I got up at 5:30 this morning, Black Friday, because I had to work. I didn’t mind, really, because I don’t believe being able to buy a DVD at $1.99 is worth the fighting and the pushing and the air of Bitch permeating the air. By the time I pulled up to the office, the local news was running. Police had been called to a fight over line-positioning at the local home improvement store as well as to break up a fight in the toy aisle at the Crazy Loving Wally World, in which there was supposedly an arrest as a result.
How would you like to make that phone call? “Honey, could you please bail me out? Bail is $200…BUT I SAVED $5.00 ON SUZIE’S DOLL HOUSE! *brief pause* Whadya mean this is the last Black Friday for me?! I will SO cut you when I get home!!”
When I got off work sometime after 2:00, I did venture into the local Tarjay. I think it’s fun to be OVERLY polite as I try to manipulate the too narrow aisles with my empty cart. “Pardon me, please. May I get by?” “Excuse me…I’m so sorry! I didn’t mean to bump you.” “Sorry to bother you, but do you see another whateverthatwas on that shelf by you?”
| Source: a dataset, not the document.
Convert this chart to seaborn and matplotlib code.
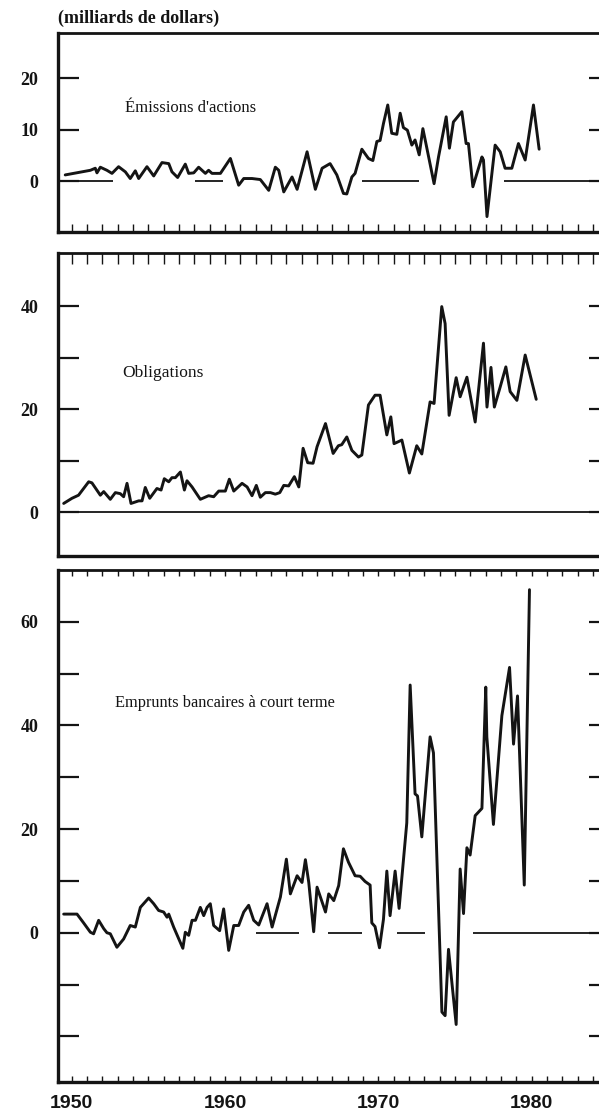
import numpy as np
import pandas as pd
import matplotlib
matplotlib.use("Agg")
import matplotlib.pyplot as plt
import seaborn as sns

# ---------------- data (billions of dollars) ----------------
years_actions = [1949.58, 1951.22, 1951.54, 1951.65, 1951.87, 1952.30, 1952.63, 1953.06, 1953.50, 1953.82,
                 1954.15, 1954.37, 1954.91, 1955.35, 1955.89, 1956.33, 1956.54, 1956.91, 1957.41, 1957.63,
                 1957.96, 1958.28, 1958.72, 1958.93, 1959.15, 1959.70, 1960.35, 1960.89, 1961.22, 1961.76,
                 1962.30, 1962.85, 1963.28, 1963.50, 1963.83, 1964.37, 1964.70, 1965.35, 1965.89, 1966.33,
                 1966.85, 1967.29, 1967.72, 1967.94, 1968.27, 1968.48, 1968.92, 1969.35, 1969.64, 1969.90,
                 1970.11, 1970.33, 1970.61, 1970.87, 1971.20, 1971.42, 1971.63, 1971.89, 1972.18, 1972.39,
                 1972.66, 1972.90, 1973.16, 1973.63, 1973.92, 1974.42, 1974.63, 1974.89, 1975.44, 1975.72,
                 1975.87, 1976.16, 1976.75, 1976.85, 1977.08, 1977.61, 1977.94, 1978.26, 1978.70, 1979.13,
                 1979.57, 1980.11, 1980.48]
actions = [1.2, 2.1, 2.5, 1.6, 2.7, 2.1, 1.5, 2.8, 1.8, 0.5,
           2.0, 0.5, 2.8, 1.0, 3.6, 3.4, 1.8, 0.7, 3.3, 1.5,
           1.6, 2.7, 1.5, 2.1, 1.5, 1.5, 4.4, -0.8, 0.5, 0.5,
           0.3, -1.8, 2.7, 2.1, -2.1, 0.8, -1.6, 5.7, -1.6, 2.5,
           3.4, 1.2, -2.4, -2.5, 0.8, 1.5, 6.2, 4.4, 4.0, 7.7,
           7.9, 11.2, 14.8, 9.3, 9.1, 13.2, 10.4, 9.9, 7.0, 8.0,
           5.1, 10.2, 6.4, -0.5, 4.7, 12.5, 6.4, 11.5, 13.5, 7.3,
           7.3, -1.1, 4.7, 4.1, -6.9, 7.0, 5.7, 2.5, 2.5, 7.3,
           4.1, 14.8, 6.2]

years_obligations = [1949.48, 1950.02, 1950.45, 1951.11, 1951.32, 1951.87, 1952.09, 1952.52, 1952.85, 1953.17,
                     1953.39, 1953.61, 1953.87, 1954.37, 1954.59, 1954.80, 1955.09, 1955.56, 1955.83, 1956.04,
                     1956.33, 1956.54, 1956.76, 1957.09, 1957.35, 1957.52, 1957.85, 1958.39, 1958.93, 1959.26,
                     1959.59, 1960.02, 1960.28, 1960.57, 1961.11, 1961.44, 1961.76, 1962.04, 1962.30, 1962.63,
                     1962.96, 1963.28, 1963.57, 1963.83, 1964.15, 1964.52, 1964.81, 1965.09, 1965.39, 1965.74,
                     1966.00, 1966.55, 1967.05, 1967.39, 1967.61, 1967.94, 1968.27, 1968.70, 1968.92, 1969.35,
                     1969.78, 1970.11, 1970.55, 1970.81, 1971.02, 1971.53, 1972.02, 1972.50, 1972.83, 1973.37,
                     1973.63, 1974.13, 1974.35, 1974.61, 1975.07, 1975.33, 1975.77, 1976.31, 1976.85, 1977.08,
                     1977.34, 1977.56, 1977.94, 1978.31, 1978.59, 1979.03, 1979.57, 1980.29]
obligations = [1.7, 2.7, 3.3, 5.9, 5.7, 3.3, 4.0, 2.5, 3.8, 3.6,
               3.0, 5.6, 1.7, 2.2, 2.2, 4.8, 2.7, 4.6, 4.3, 6.5,
               5.9, 6.7, 6.7, 7.8, 4.3, 6.1, 4.9, 2.5, 3.2, 3.0,
               4.1, 4.1, 6.4, 4.1, 5.6, 4.9, 3.2, 5.2, 2.9, 3.8,
               3.8, 3.5, 3.8, 5.2, 5.1, 6.9, 4.9, 12.4, 9.6, 9.5,
               12.7, 17.2, 11.4, 12.9, 13.1, 14.6, 12.0, 10.7, 11.1, 20.8,
               22.7, 22.7, 15.0, 18.5, 13.3, 14.0, 7.6, 12.9, 11.3, 21.4,
               21.1, 39.9, 36.6, 18.8, 26.1, 22.4, 26.2, 17.5, 32.8, 20.4,
               28.1, 20.4, 24.3, 28.2, 23.4, 21.7, 30.5, 21.9]

years_emprunts = [1949.48, 1950.35, 1950.78, 1951.22, 1951.43, 1951.76, 1952.09, 1952.30, 1952.52, 1952.95,
                  1953.39, 1953.82, 1954.15, 1954.48, 1955.02, 1955.35, 1955.67, 1956.00, 1956.22, 1956.33,
                  1956.65, 1957.25, 1957.41, 1957.63, 1957.85, 1958.07, 1958.39, 1958.61, 1958.83, 1959.04,
                  1959.26, 1959.65, 1959.91, 1960.24, 1960.57, 1960.89, 1961.22, 1961.54, 1961.87, 1962.20,
                  1962.74, 1963.07, 1963.61, 1964.00, 1964.26, 1964.70, 1965.02, 1965.24, 1965.46, 1965.78,
                  1966.00, 1966.55, 1966.76, 1967.09, 1967.41, 1967.72, 1968.05, 1968.48, 1968.81, 1969.13,
                  1969.46, 1969.57, 1969.78, 1970.07, 1970.33, 1970.55, 1970.76, 1971.09, 1971.35, 1971.85,
                  1972.07, 1972.39, 1972.55, 1972.83, 1973.37, 1973.59, 1974.14, 1974.35, 1974.57, 1975.07,
                  1975.33, 1975.55, 1975.77, 1975.98, 1976.31, 1976.75, 1977.00, 1977.07, 1977.50, 1978.05,
                  1978.55, 1978.81, 1979.07, 1979.51, 1979.85]
emprunts = [3.6, 3.6, 1.9, 0.1, -0.2, 2.4, 0.8, 0.0, -0.2, -2.8,
            -1.2, 1.4, 1.1, 4.9, 6.7, 5.6, 4.3, 4.0, 3.0, 3.6,
            1.1, -3.0, 0.1, -0.5, 2.4, 2.4, 4.9, 3.3, 4.9, 5.6,
            1.4, 0.4, 4.6, -3.4, 1.4, 1.4, 4.0, 5.3, 2.4, 1.5,
            5.6, 1.1, 6.9, 14.2, 7.5, 11.0, 9.7, 14.1, 9.7, 0.2,
            8.8, 4.0, 7.5, 6.2, 9.1, 16.2, 13.6, 11.0, 10.9, 9.9,
            9.2, 1.9, 1.2, -2.9, 2.6, 11.9, 3.3, 11.9, 4.7, 21.2,
            47.8, 26.8, 26.4, 18.5, 37.8, 34.7, -15.3, -16.0, -3.2, -17.7,
            12.3, 3.7, 16.4, 15.0, 22.6, 24.0, 47.4, 37.8, 20.9, 41.9,
            51.2, 36.4, 45.7, 9.2, 66.2]

# zero reference line pieces (start year, end year) as printed
zero_actions = [(1949.56, 1952.70), (1958.06, 1959.88), (1968.94, 1972.65), (1978.20, 1986.0)]
zero_obligations = [(1949.0, 1986.0)]
zero_emprunts = [(1962.04, 1964.80), (1966.74, 1968.92), (1971.20, 1973.05), (1976.20, 1986.0)]

labels = ["Émissions d'actions", "Obligations", "Emprunts bancaires à court terme"]
yticks_major = [[0, 10, 20], [0, 20, 40], [0, 20, 40, 60]]
yticks_minor = [[], [10, 30], [-20, -10, 10, 30, 50]]
xtick_labels = ["1950", "1960", "1970", "1980"]

# ---------------- style ----------------
sns.set_theme(style="white")
plt.rcParams["font.family"] = ["Liberation Serif", "DejaVu Serif"]
INK = "#141414"

W, H = 599, 1120
fig = plt.figure(figsize=(W / 100, H / 100), dpi=100)
fig.patch.set_facecolor("white")

def px_axes(top, bottom, left=58, right=610):
    return fig.add_axes([left / W, 1 - bottom / H, (right - left) / W, (bottom - top) / H])

ax1 = px_axes(33, 232)
ax2 = px_axes(253, 556)
ax3 = px_axes(570, 1082)
axes = [ax1, ax2, ax3]
ylims = [(-9.9, 28.8), (-8.5, 50.3), (-28.8, 70.0)]
xlim = (1949.11, 1985.1)

series = [(years_actions, actions), (years_obligations, obligations), (years_emprunts, emprunts)]
zeros = [zero_actions, zero_obligations, zero_emprunts]
text_pos = [(1953.48, 14.2), (1953.28, 27.0), (1952.83, 44.4)]
text_size = [12.0, 12.5, 11.8]

years_int = np.arange(1950, 1986)

for i, ax in enumerate(axes):
    xs, ys = series[i]
    df = pd.DataFrame({"annee": xs, "valeur": ys})
    for (a, b) in zeros[i]:
        ax.plot([a, b], [0, 0], color=INK, lw=1.3, solid_capstyle="butt", zorder=1)
    sns.lineplot(data=df, x="annee", y="valeur", ax=ax, color=INK, lw=2.1,
                 estimator=None, sort=False, zorder=3)
    ax.set_xlim(*xlim)
    ax.set_ylim(*ylims[i])
    ax.set_xlabel("")
    ax.set_ylabel("")
    ax.set_facecolor("white")
    for s in ax.spines.values():
        s.set_visible(True)
        s.set_color(INK)
        s.set_linewidth(2.0)
    ax.spines["left"].set_linewidth(2.4)
    ax.spines["bottom"].set_linewidth(2.4)

    ax.set_yticks(yticks_major[i])
    ax.set_yticklabels([str(v) for v in yticks_major[i]], fontweight="bold", fontsize=13,
                       family=["Liberation Serif"])
    ax.set_yticks(yticks_minor[i], minor=True)
    ax.tick_params(axis="y", which="both", direction="in", length=15, width=1.6,
                   left=True, right=True, labelleft=True, labelright=False, pad=14, colors=INK)

    ax.set_xticks(years_int)
    ax.set_xticklabels(["" for _ in years_int])
    ax.text(*text_pos[i], labels[i], fontsize=text_size[i], color=INK, ha="left", va="center",
            family=["Liberation Serif"])

ax1.tick_params(axis="x", direction="in", length=6, width=1.0, bottom=True, top=False,
                labelbottom=False, colors=INK)
ax2.tick_params(axis="x", direction="in", length=8, width=1.0, bottom=False, top=True,
                labelbottom=False, colors=INK)
ax3.tick_params(axis="x", direction="in", length=7, width=1.0, bottom=True, top=True,
                labelbottom=True, pad=9, colors=INK)
ax3.set_xticklabels([str(y) if str(y) in xtick_labels else "" for y in years_int],
                    fontsize=14, fontweight="bold", family=["Liberation Sans"])
ax3.tick_params(axis="x", which="major", bottom=True, length=4)

fig.text(58 / W, 1 - 18 / H, "(milliards de dollars)", fontsize=13, fontweight="bold",
         ha="left", va="center", color=INK, family=["Liberation Serif"])

fig.savefig("out.png", dpi=100, facecolor="white")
My cheery smile and charming disposition is probably like a tall glass of ice-cold lemonade for those shoppers who had already been up for 12 hours. Frankly, I also like to dispel the current belief that civility has died. It wasn’t too long ago that I saw a news story on how people have forgotten how to say please and thank you and especially you’re welcome. We have become more rude, more selfish with our smiles; but even I can sometimes flash a toothy smile. And if *I* can, you really have no excuse, now do you?